A receita é muito simples, todo mundo sabe: ler para os pequenos. Lembrando que deve ser uma leitura que transmita prazer primeiro para quem vai ler para eles. Por exemplo, se você não tem disposição para ler para uma criança todos os dias, é preferível que você leia uma vez por mês. Mas que transforme esse momento em algo encantador. As editoras têm trabalhado bastante para isso, temos excelentes livros no mercado.

Como se constrói no jovem a capacidade para entender e argumentar para que tenha sua própria opinião sobre os assuntos da atualidade?
Ensinando a argumentação como um objeto de ensino. Há gêneros textuais que são ensinados nas escolas que cumprem muito bem esse papel. Acredito que o que poderia despertar no professor, primeiramente, e depois no aluno, era a consciência que aquele momento é o momento de aprender a argumentar.
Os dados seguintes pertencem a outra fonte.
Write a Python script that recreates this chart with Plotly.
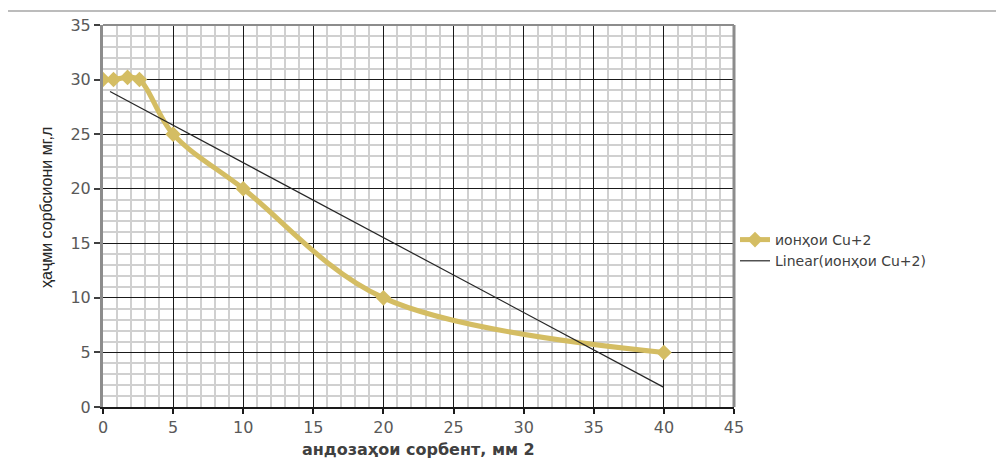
import plotly.graph_objects as go

# data
sorbent_size = [0, 0.75, 1.75, 2.6, 5, 10, 20, 40]
cu_sorption = [30, 30, 30.2, 30, 25, 20, 10, 5]
trend_x = [0.5, 40]
trend_y = [28.9, 1.8]

series_name = "ионҳои Cu+2"
trend_name = "Linear(ионҳои Cu+2)"
x_title = "андозаҳои сорбент, мм 2"
y_title = "ҳаҷми сорбсиони мг,л"

gold = "#D4BD63"
font_main = "DejaVu Sans, sans-serif"

fig = go.Figure()
fig.add_trace(go.Scatter(
    x=sorbent_size, y=cu_sorption, name=series_name,
    mode="lines+markers",
    line=dict(color=gold, width=5, shape="spline", smoothing=1.0),
    marker=dict(symbol="diamond", size=12, color=gold),
))
fig.add_trace(go.Scatter(
    x=trend_x, y=trend_y, name=trend_name, mode="lines",
    line=dict(color="#262626", width=1.2),
))

OFF = 8  # page body offset in the screenshot
W, H = 1004, 463
# target plot area in screenshot pixels
PX0, PX1, PY0, PY1 = 103, 734, 25, 407
L = PX0 - OFF
T = PY0 - OFF
R = W - L - (PX1 - PX0)
B = H - T - (PY1 - PY0)
pw, ph = PX1 - PX0, PY1 - PY0

def px(xp):
    return (xp - PX0) / pw

def py(yp):
    return (PY1 - yp) / ph

fig.update_layout(
    width=W, height=H,
    margin=dict(l=L, r=R, t=T, b=B, autoexpand=False),
    paper_bgcolor="white", plot_bgcolor="white",
    font=dict(family=font_main, size=15, color="#595959"),
    showlegend=True,
    legend=dict(x=px(735), y=py(224), xanchor="left", yanchor="top",
                font=dict(size=14, color="#404040", family=font_main), tracegroupgap=0,
                itemwidth=30, bgcolor="rgba(0,0,0,0)"),
    xaxis=dict(
        range=[0, 45], dtick=5, tick0=0, automargin=False,
        showgrid=True, gridcolor="#1a1a1a", gridwidth=1.3,
        minor=dict(dtick=1, showgrid=True, gridcolor="#d0d0d0", gridwidth=2),
        showline=True, linecolor="#1a1a1a", linewidth=1.5, mirror=False,
        ticks="outside", ticklen=5, tickcolor="#1a1a1a", tickwidth=1.5,
        zeroline=False,
        tickfont=dict(size=16, color="#595959"),
    ),
    yaxis=dict(
        range=[0, 35], dtick=5, tick0=0, automargin=False,
        showgrid=True, gridcolor="#1a1a1a", gridwidth=1.3,
        minor=dict(dtick=1, showgrid=True, gridcolor="#d0d0d0", gridwidth=2),
        showline=True, linecolor="#8c8c8c", linewidth=3, mirror=False,
        ticks="outside", ticklen=6, tickcolor="#404040", tickwidth=1.5,
        zeroline=False,
        tickfont=dict(size=16, color="#595959"),
    ),
    annotations=[
        dict(text="<b>" + x_title + "</b>", xref="paper", yref="paper",
             x=px(418), y=py(450), xanchor="center", yanchor="middle", showarrow=False,
             font=dict(size=16, color="#404040", family=font_main)),
        dict(text=y_title, xref="paper", yref="paper", textangle=-90,
             x=px(46), y=py(208), xanchor="center", yanchor="middle", showarrow=False,
             font=dict(size=16, color="#262626",
                       family="Liberation Sans Narrow, Liberation Sans, sans-serif")),
    ],
    shapes=[
        # plot area border right / top
        dict(type="line", xref="paper", yref="paper", x0=1, x1=1, y0=0, y1=1,
             line=dict(color="#8c8c8c", width=3)),
        dict(type="line", xref="paper", yref="paper", x0=0, x1=1, y0=1, y1=1,
             line=dict(color="#8c8c8c", width=2)),
        # outer chart frame
        dict(type="line", xref="paper", yref="paper", x0=px(6), x1=px(1004), y0=py(11), y1=py(11),
             line=dict(color="#a6a6a6", width=1.5)),
        dict(type="line", xref="paper", yref="paper", x0=px(7), x1=px(7), y0=py(11), y1=py(463),
             line=dict(color="#a6a6a6", width=1.5)),
    ],
)

fig.write_html("out.html")
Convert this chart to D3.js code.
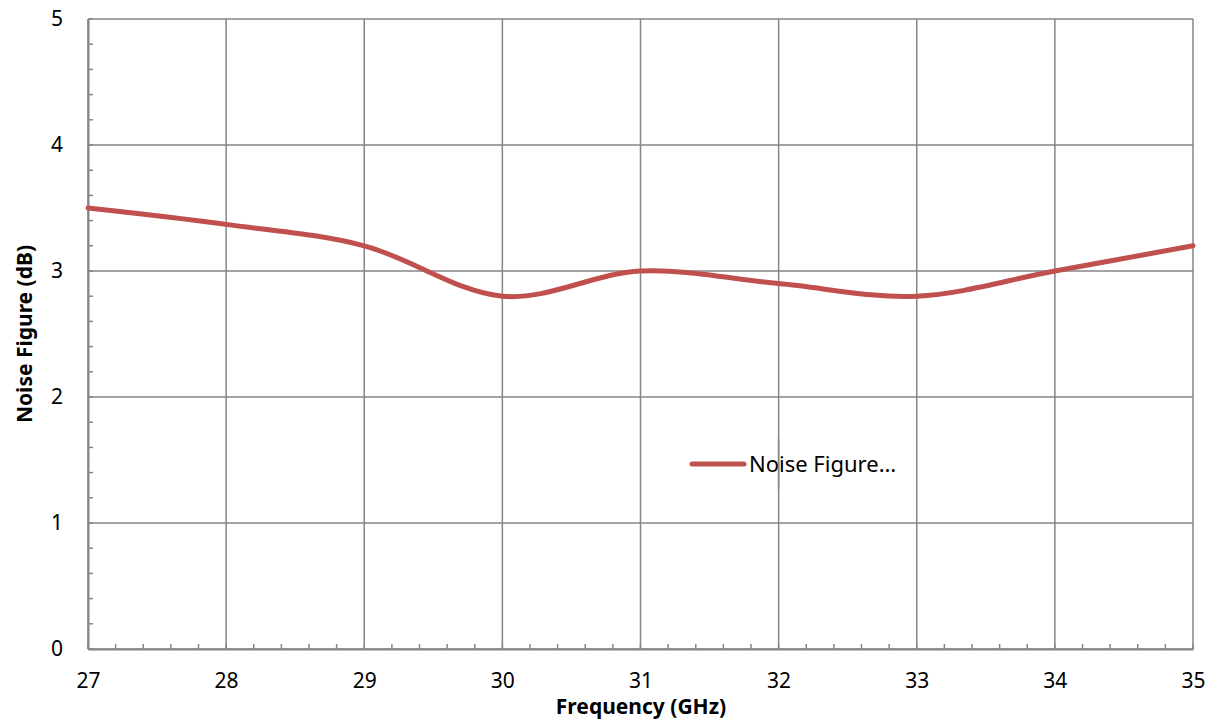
<!DOCTYPE html>
<html>
<head>
<meta charset="utf-8">
<script src="https://cdn.jsdelivr.net/npm/d3@7"></script>
<style>
  body { margin: 0; background: #fff; }
  text { font-family: "Noto Sans", "Open Sans", sans-serif; fill: #000; }
</style>
</head>
<body>
<div class="chart"></div>
<script>
var svgWidth = 1212;
var svgHeight = 719;

var margin = { top: 19, right: 19, bottom: 70, left: 88 };
var width = svgWidth - margin.left - margin.right;
var height = svgHeight - margin.top - margin.bottom;

// data
var frequency = [27, 28, 29, 30, 31, 32, 33, 34, 35];
var noiseFigure = [3.5, 3.37, 3.2, 2.8, 3.0, 2.9, 2.8, 3.0, 3.2];
var xTicks = [27, 28, 29, 30, 31, 32, 33, 34, 35];
var yTicks = [0, 1, 2, 3, 4, 5];
var seriesName = "Noise Figure…";

var svg = d3.select(".chart")
  .append("svg")
  .attr("width", svgWidth)
  .attr("height", svgHeight);

var chartGroup = svg.append("g")
  .attr("transform", `translate(${margin.left}, ${margin.top})`);

var xScale = d3.scaleLinear().domain([27, 35]).range([0, width]);
var yScale = d3.scaleLinear().domain([0, 5]).range([height, 0]);

var gridColor = "#868686";

// grid lines
chartGroup.append("g").selectAll("line")
  .data(xTicks)
  .enter().append("line")
  .attr("x1", d => xScale(d)).attr("x2", d => xScale(d))
  .attr("y1", 0).attr("y2", height)
  .attr("stroke", gridColor).attr("stroke-width", 1.5);

chartGroup.append("g").selectAll("line")
  .data(yTicks)
  .enter().append("line")
  .attr("x1", 0).attr("x2", width)
  .attr("y1", d => yScale(d)).attr("y2", d => yScale(d))
  .attr("stroke", gridColor).attr("stroke-width", 1.5);

// minor ticks (5 per major step, pointing inward)
var xMinor = d3.range(27, 35.001, 0.2);
var yMinor = d3.range(0, 5.001, 0.2);

chartGroup.append("g").selectAll("line")
  .data(xMinor)
  .enter().append("line")
  .attr("x1", d => xScale(d)).attr("x2", d => xScale(d))
  .attr("y1", height).attr("y2", height - 5)
  .attr("stroke", gridColor).attr("stroke-width", 1.5);

chartGroup.append("g").selectAll("line")
  .data(yMinor)
  .enter().append("line")
  .attr("x1", 0).attr("x2", 5)
  .attr("y1", d => yScale(d)).attr("y2", d => yScale(d))
  .attr("stroke", gridColor).attr("stroke-width", 1.5);

// axes
var bottomAxis = d3.axisBottom(xScale).tickValues(xTicks).tickFormat(d3.format("d")).tickSize(0).tickPadding(24);
var leftAxis = d3.axisLeft(yScale).tickValues(yTicks).tickFormat(d3.format("d")).tickSize(0).tickPadding(25);

chartGroup.append("g")
  .attr("transform", `translate(0, ${height})`)
  .call(bottomAxis)
  .call(g => g.select(".domain").attr("stroke", gridColor).attr("stroke-width", 2))
  .selectAll("text")
  .style("font-size", "21px");

chartGroup.append("g")
  .call(leftAxis)
  .call(g => g.select(".domain").attr("stroke", gridColor).attr("stroke-width", 2))
  .selectAll("text")
  .style("font-size", "21px");

// line
var line = d3.line()
  .x((d, i) => xScale(frequency[i]))
  .y(d => yScale(d))
  .curve(d3.curveCardinal.tension(0));

chartGroup.append("path")
  .datum(noiseFigure)
  .attr("d", line)
  .attr("fill", "none")
  .attr("stroke", "#C0504D")
  .attr("stroke-width", 5)
  .attr("stroke-linecap", "round");

// legend
chartGroup.append("line")
  .attr("x1", 604).attr("x2", 656)
  .attr("y1", 445).attr("y2", 445)
  .attr("stroke", "#C0504D")
  .attr("stroke-width", 5)
  .attr("stroke-linecap", "round");

chartGroup.append("text")
  .attr("x", 661).attr("y", 453)
  .style("font-size", "22px")
  .text(seriesName);

// grid line on top of legend text like the original
chartGroup.append("line")
  .attr("x1", xScale(32)).attr("x2", xScale(32))
  .attr("y1", 420).attr("y2", 470)
  .attr("stroke", gridColor).attr("stroke-width", 1.5);

// axis titles
svg.append("text")
  .attr("x", 641)
  .attr("y", 714)
  .attr("text-anchor", "middle")
  .style("font-size", "21px")
  .style("font-weight", "bold")
  .text("Frequency (GHz)");

svg.append("text")
  .attr("transform", `translate(32, ${margin.top + height / 2}) rotate(-90)`)
  .attr("text-anchor", "middle")
  .style("font-size", "21px")
  .style("font-weight", "bold")
  .text("Noise Figure (dB)");
</script>
</body>
</html>
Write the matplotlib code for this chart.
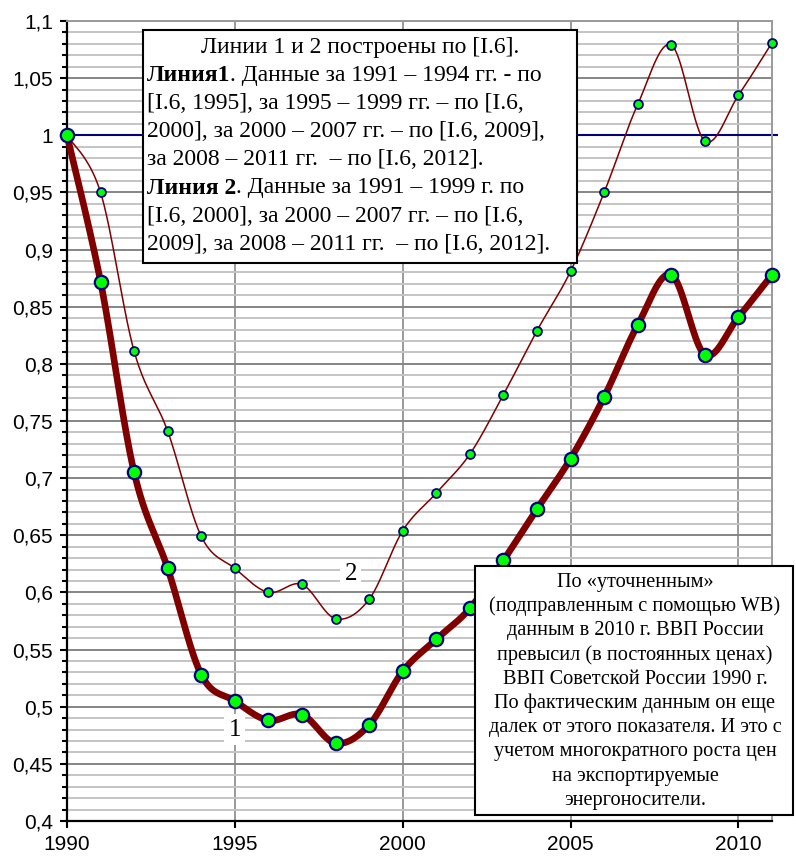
import numpy as np
import matplotlib
matplotlib.use('Agg')
import matplotlib.pyplot as plt
from matplotlib.patches import Rectangle
from matplotlib.text import Annotation
from matplotlib.ticker import MultipleLocator, FuncFormatter

# Data (index, 1990 = 1)
years = list(range(1990, 2012))
line1 = [1.0, 0.872, 0.705, 0.621, 0.528, 0.505, 0.488, 0.493, 0.468, 0.484, 0.531,
         0.559, 0.586, 0.628, 0.673, 0.717, 0.771, 0.834, 0.878, 0.808, 0.841, 0.878]
line2 = [1.0, 0.950, 0.811, 0.741, 0.649, 0.621, 0.600, 0.607, 0.577, 0.594, 0.654,
         0.687, 0.721, 0.773, 0.829, 0.881, 0.950, 1.027, 1.079, 0.995, 1.035, 1.081]
baseline = 1.0

box1_lines = [
    ('', 'Линии 1 и 2 построены по [I.6].'),
    ('Линия1', '. Данные за 1991 – 1994 гг. - по'),
    ('', '[I.6, 1995], за 1995 – 1999 гг. – по [I.6,'),
    ('', '2000], за 2000 – 2007 гг. – по [I.6, 2009],'),
    ('', 'за 2008 – 2011 гг.  – по [I.6, 2012].'),
    ('Линия 2', '. Данные за 1991 – 1999 г. по'),
    ('', '[I.6, 2000], за 2000 – 2007 гг. – по [I.6,'),
    ('', '2009], за 2008 – 2011 гг.  – по [I.6, 2012].'),
]
box2_lines = [
    'По «уточненным»',
    '(подправленным с помощью WB)',
    'данным в 2010 г. ВВП России',
    'превысил (в постоянных ценах)',
    'ВВП Советской России 1990 г.',
    'По фактическим данным он еще',
    'далек от этого показателя. И это с',
    'учетом многократного роста цен',
    'на экспортируемые',
    'энергоносители.',
]

W, H = 796, 857
SERIF = 'Liberation Serif'
SANS = 'Liberation Sans'
BOX1_FS = 17
BOX2_FS = 14.6


def fx(p):
    return p / W


def fy(p):
    return 1 - p / H


def smooth(x, y, n=40):
    # Excel-like smoothed line: cubic Bezier through points (Catmull-Rom tangents)
    x = np.asarray(x, float)
    y = np.asarray(y, float)
    px = np.concatenate([[x[0]], x, [x[-1]]])
    py = np.concatenate([[y[0]], y, [y[-1]]])
    t = np.linspace(0, 1, n)[:, None]
    segs = []
    for i in range(len(x) - 1):
        p0 = np.array([px[i], py[i]])
        p1 = np.array([px[i + 1], py[i + 1]])
        p2 = np.array([px[i + 2], py[i + 2]])
        p3 = np.array([px[i + 3], py[i + 3]])
        c1 = p1 + (p2 - p0) / 6
        c2 = p2 - (p3 - p1) / 6
        b = ((1 - t) ** 3) * p1 + 3 * ((1 - t) ** 2) * t * c1 + 3 * (1 - t) * t ** 2 * c2 + t ** 3 * p2
        segs.append(b if i == 0 else b[1:])
    s = np.vstack(segs)
    return s[:, 0], s[:, 1]


fig = plt.figure(figsize=(W / 100, H / 100), dpi=100)
ax = fig.add_axes([fx(67), fy(821), fx(772) - fx(67), fy(21) - fy(821)])

ax.set_xlim(1990, 2011)
ax.set_ylim(0.4, 1.1)

ax.yaxis.set_major_locator(MultipleLocator(0.05))
ax.yaxis.set_minor_locator(MultipleLocator(0.01))
ax.xaxis.set_major_locator(MultipleLocator(5))
ax.yaxis.set_major_formatter(FuncFormatter(lambda v, p: ('%g' % round(v, 2)).replace('.', ',')))

ax.grid(which='minor', axis='y', color='#c4c4c4', lw=1.4)
ax.grid(which='major', axis='y', color='#858585', lw=1.4)
ax.grid(which='major', axis='x', color='#9a9a9a', lw=1.4)
ax.set_axisbelow(True)

for side in ('top', 'right'):
    ax.spines[side].set_color('#9a9a9a')
    ax.spines[side].set_linewidth(1.4)
for side in ('left', 'bottom'):
    ax.spines[side].set_color('black')
    ax.spines[side].set_linewidth(1.6)

ax.tick_params(which='major', direction='out', length=5, width=1.5, pad=5,
               labelsize=15)
ax.tick_params(which='minor', axis='y', direction='out', length=3.6, width=1.5)
for lab in ax.get_xticklabels() + ax.get_yticklabels():
    lab.set_fontfamily(SANS)

# reference line at 1990 level
ax.axhline(baseline, xmin=0, xmax=1.007, color='#000080', lw=1.5, clip_on=False, zorder=2)

x2, y2 = smooth(years, line2)
ax.plot(x2, y2, color='#800000', lw=1.1, zorder=3, clip_on=False)
ax.plot(years, line2, ls='none', marker='o', ms=6.4, mfc='#00ff00', mec='#000080',
        mew=1.3, zorder=4, clip_on=False)

x1, y1 = smooth(years, line1)
ax.plot(x1, y1, color='#800000', lw=4.8, zorder=5, solid_capstyle='round', clip_on=False)
ax.plot(years, line1, ls='none', marker='o', ms=9.6, mfc='#00ff00', mec='#000080',
        mew=1.6, zorder=6, clip_on=False)

# line labels
ax.text(1995.0, 0.480, '1', fontsize=18, family=SERIF, ha='center', va='center', zorder=7,
        bbox=dict(facecolor='white', edgecolor='none', pad=3))
ax.text(1998.45, 0.616, '2', fontsize=18, family=SERIF, ha='center', va='center', zorder=7,
        bbox=dict(facecolor='white', edgecolor='none', pad=3))

# box 1
fig.patches.append(Rectangle((fx(143), fy(263)), fx(577) - fx(143), fy(30) - fy(263),
                             transform=fig.transFigure, facecolor='white', edgecolor='black',
                             lw=1.5, zorder=10))
for i, (bold, rest) in enumerate(box1_lines):
    yb = fy(53 + 28.1 * i)
    if i == 0:
        fig.text(fx(360), yb, rest, fontsize=BOX1_FS, family=SERIF, ha='center',
                 va='baseline', zorder=11)
    elif bold:
        t = fig.text(fx(147), yb, bold, fontsize=BOX1_FS, family=SERIF, fontweight='bold',
                     ha='left', va='baseline', zorder=11)
        fig.add_artist(Annotation(rest, xy=(1, 0), xycoords=t, fontsize=BOX1_FS,
                                  family=SERIF, ha='left', va='bottom', zorder=11))
    else:
        fig.text(fx(147), yb, rest, fontsize=BOX1_FS, family=SERIF, ha='left',
                 va='baseline', zorder=11)

# box 2
fig.patches.append(Rectangle((fx(475), fy(815)), fx(793) - fx(475), fy(566) - fy(815),
                             transform=fig.transFigure, facecolor='white', edgecolor='black',
                             lw=1.5, zorder=10))
for i, s in enumerate(box2_lines):
    fig.text(fx(635), fy(587 + 24.2 * i), s, fontsize=BOX2_FS, family=SERIF, ha='center',
             va='baseline', zorder=11)

fig.savefig('out.png', dpi=100)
Quais as dicas para que os professores consigam preparar melhor os seus alunos não só para o Enem, mas para a vida?
Penso que todos os professores, todos os segmentos, devem preparar o aluno para esses desafios. Portanto deve ser um movimento da escola e não apenas de um professor ou parte da equipe. Que todos possam ter a consciência do trabalho que está sendo desenvolvido e entender que isso não é um segredo. Ou seja, o professor deve saber cada habilidade que está sendo trabalhada e mostrar para os alunos que há aspectos da leitura que precisam ser ensinados.

Como a leitura entrou em sua vida?
Antes de entrar na escola eu já lia. Sou nascida e criada no interior do Ceará, uma cidade muito pequenininha chamada Irauçuba. Só aos 14 anos vim estudar em Fortaleza, mas em minha casa sempre tivemos a sorte de ter vários gêneros textuais circulando entre nós, principalmente pelas mãos dos meus pais, que escolheram o meu nome a partir da leitura de uma fotonovela! Sempre li de tudo e é complicado dizer quais as primeiras leituras. Certamente os contos clássicos foram lidos inúmeras vezes, fábulas, jornal infantil... Tenho uma admiração enorme por Machado de Assis. É para mim um fenômeno atemporal, mas só o "conheci" na adolescência. Na minha opinião, toda leitura é válida. Nenhum jovem deveria deixar de ler. O que me preocupa mesmo é o que faremos a partir dela!